── Source material ──

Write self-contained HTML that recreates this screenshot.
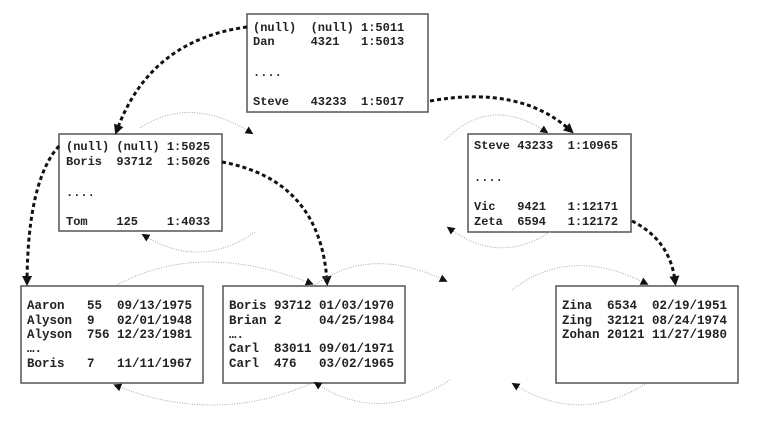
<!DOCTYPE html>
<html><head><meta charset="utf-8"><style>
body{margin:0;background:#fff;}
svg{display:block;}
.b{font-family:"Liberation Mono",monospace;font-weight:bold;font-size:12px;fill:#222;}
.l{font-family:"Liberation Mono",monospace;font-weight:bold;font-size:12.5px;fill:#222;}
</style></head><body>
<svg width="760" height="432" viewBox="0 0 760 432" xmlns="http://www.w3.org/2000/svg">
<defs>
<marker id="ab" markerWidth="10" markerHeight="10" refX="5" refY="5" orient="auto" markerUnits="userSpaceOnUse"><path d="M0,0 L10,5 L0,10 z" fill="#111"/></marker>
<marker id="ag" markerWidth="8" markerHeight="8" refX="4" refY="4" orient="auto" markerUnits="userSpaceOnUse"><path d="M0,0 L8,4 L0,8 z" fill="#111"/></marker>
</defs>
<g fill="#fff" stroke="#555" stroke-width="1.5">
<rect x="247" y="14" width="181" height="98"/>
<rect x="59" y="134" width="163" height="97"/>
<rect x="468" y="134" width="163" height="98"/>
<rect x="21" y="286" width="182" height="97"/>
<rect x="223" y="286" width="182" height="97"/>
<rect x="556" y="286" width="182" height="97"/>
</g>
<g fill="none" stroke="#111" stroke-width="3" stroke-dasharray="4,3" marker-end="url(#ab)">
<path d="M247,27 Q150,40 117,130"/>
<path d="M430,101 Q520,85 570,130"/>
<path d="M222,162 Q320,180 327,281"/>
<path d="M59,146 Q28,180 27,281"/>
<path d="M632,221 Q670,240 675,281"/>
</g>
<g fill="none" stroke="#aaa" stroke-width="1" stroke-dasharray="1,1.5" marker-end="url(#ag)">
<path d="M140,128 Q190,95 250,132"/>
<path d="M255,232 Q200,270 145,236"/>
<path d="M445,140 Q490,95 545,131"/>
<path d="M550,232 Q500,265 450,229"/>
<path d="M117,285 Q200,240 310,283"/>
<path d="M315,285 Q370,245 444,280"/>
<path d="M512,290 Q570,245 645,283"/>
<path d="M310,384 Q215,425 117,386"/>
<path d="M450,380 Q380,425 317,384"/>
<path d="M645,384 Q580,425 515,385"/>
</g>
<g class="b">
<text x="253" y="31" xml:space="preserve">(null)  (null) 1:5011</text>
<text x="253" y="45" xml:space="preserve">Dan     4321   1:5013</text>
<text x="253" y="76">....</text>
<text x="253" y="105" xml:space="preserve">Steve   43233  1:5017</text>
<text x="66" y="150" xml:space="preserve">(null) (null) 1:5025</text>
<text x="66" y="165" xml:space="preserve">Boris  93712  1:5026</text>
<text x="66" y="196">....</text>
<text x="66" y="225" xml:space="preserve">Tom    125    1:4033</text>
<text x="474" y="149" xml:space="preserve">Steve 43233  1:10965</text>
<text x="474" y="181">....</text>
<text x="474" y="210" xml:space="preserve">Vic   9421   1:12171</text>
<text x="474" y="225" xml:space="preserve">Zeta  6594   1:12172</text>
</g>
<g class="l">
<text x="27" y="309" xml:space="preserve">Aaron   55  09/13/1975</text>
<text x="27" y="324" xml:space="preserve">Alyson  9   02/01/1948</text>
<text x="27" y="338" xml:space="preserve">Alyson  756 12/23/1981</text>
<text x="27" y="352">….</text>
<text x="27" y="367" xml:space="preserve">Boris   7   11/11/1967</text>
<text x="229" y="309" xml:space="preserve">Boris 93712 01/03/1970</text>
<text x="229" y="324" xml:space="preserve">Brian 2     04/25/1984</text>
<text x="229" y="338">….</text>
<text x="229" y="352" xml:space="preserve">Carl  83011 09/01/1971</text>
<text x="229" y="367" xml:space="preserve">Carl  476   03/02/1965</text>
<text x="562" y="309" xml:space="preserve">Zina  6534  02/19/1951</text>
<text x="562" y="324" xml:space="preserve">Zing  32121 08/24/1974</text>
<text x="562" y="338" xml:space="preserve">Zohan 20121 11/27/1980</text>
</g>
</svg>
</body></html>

───

Each line of the data should be quoted exactly, with pictures left out.

Write self-contained HTML that recreates this screenshot.
<!DOCTYPE html>
<html><head><meta charset="utf-8"><style>
body{margin:0;background:#fff;}
svg{display:block;}
.b{font-family:"Liberation Mono",monospace;font-weight:bold;font-size:12px;fill:#222;}
.l{font-family:"Liberation Mono",monospace;font-weight:bold;font-size:12.5px;fill:#222;}
</style></head><body>
<svg width="760" height="432" viewBox="0 0 760 432" xmlns="http://www.w3.org/2000/svg">
<defs>
<marker id="ab" markerWidth="10" markerHeight="10" refX="5" refY="5" orient="auto" markerUnits="userSpaceOnUse"><path d="M0,0 L10,5 L0,10 z" fill="#111"/></marker>
<marker id="ag" markerWidth="8" markerHeight="8" refX="4" refY="4" orient="auto" markerUnits="userSpaceOnUse"><path d="M0,0 L8,4 L0,8 z" fill="#111"/></marker>
</defs>
<g fill="#fff" stroke="#555" stroke-width="1.5">
<rect x="247" y="14" width="181" height="98"/>
<rect x="59" y="134" width="163" height="97"/>
<rect x="468" y="134" width="163" height="98"/>
<rect x="21" y="286" width="182" height="97"/>
<rect x="223" y="286" width="182" height="97"/>
<rect x="556" y="286" width="182" height="97"/>
</g>
<g fill="none" stroke="#111" stroke-width="3" stroke-dasharray="4,3" marker-end="url(#ab)">
<path d="M247,27 Q150,40 117,130"/>
<path d="M430,101 Q520,85 570,130"/>
<path d="M222,162 Q320,180 327,281"/>
<path d="M59,146 Q28,180 27,281"/>
<path d="M632,221 Q670,240 675,281"/>
</g>
<g fill="none" stroke="#aaa" stroke-width="1" stroke-dasharray="1,1.5" marker-end="url(#ag)">
<path d="M140,128 Q190,95 250,132"/>
<path d="M255,232 Q200,270 145,236"/>
<path d="M445,140 Q490,95 545,131"/>
<path d="M550,232 Q500,265 450,229"/>
<path d="M117,285 Q200,240 310,283"/>
<path d="M315,285 Q370,245 444,280"/>
<path d="M512,290 Q570,245 645,283"/>
<path d="M310,384 Q215,425 117,386"/>
<path d="M450,380 Q380,425 317,384"/>
<path d="M645,384 Q580,425 515,385"/>
</g>
<g class="b">
<text x="253" y="31" xml:space="preserve">(null)  (null) 1:5011</text>
<text x="253" y="45" xml:space="preserve">Dan     4321   1:5013</text>
<text x="253" y="76">....</text>
<text x="253" y="105" xml:space="preserve">Steve   43233  1:5017</text>
<text x="66" y="150" xml:space="preserve">(null) (null) 1:5025</text>
<text x="66" y="165" xml:space="preserve">Boris  93712  1:5026</text>
<text x="66" y="196">....</text>
<text x="66" y="225" xml:space="preserve">Tom    125    1:4033</text>
<text x="474" y="149" xml:space="preserve">Steve 43233  1:10965</text>
<text x="474" y="181">....</text>
<text x="474" y="210" xml:space="preserve">Vic   9421   1:12171</text>
<text x="474" y="225" xml:space="preserve">Zeta  6594   1:12172</text>
</g>
<g class="l">
<text x="27" y="309" xml:space="preserve">Aaron   55  09/13/1975</text>
<text x="27" y="324" xml:space="preserve">Alyson  9   02/01/1948</text>
<text x="27" y="338" xml:space="preserve">Alyson  756 12/23/1981</text>
<text x="27" y="352">….</text>
<text x="27" y="367" xml:space="preserve">Boris   7   11/11/1967</text>
<text x="229" y="309" xml:space="preserve">Boris 93712 01/03/1970</text>
<text x="229" y="324" xml:space="preserve">Brian 2     04/25/1984</text>
<text x="229" y="338">….</text>
<text x="229" y="352" xml:space="preserve">Carl  83011 09/01/1971</text>
<text x="229" y="367" xml:space="preserve">Carl  476   03/02/1965</text>
<text x="562" y="309" xml:space="preserve">Zina  6534  02/19/1951</text>
<text x="562" y="324" xml:space="preserve">Zing  32121 08/24/1974</text>
<text x="562" y="338" xml:space="preserve">Zohan 20121 11/27/1980</text>
</g>
</svg>
</body></html>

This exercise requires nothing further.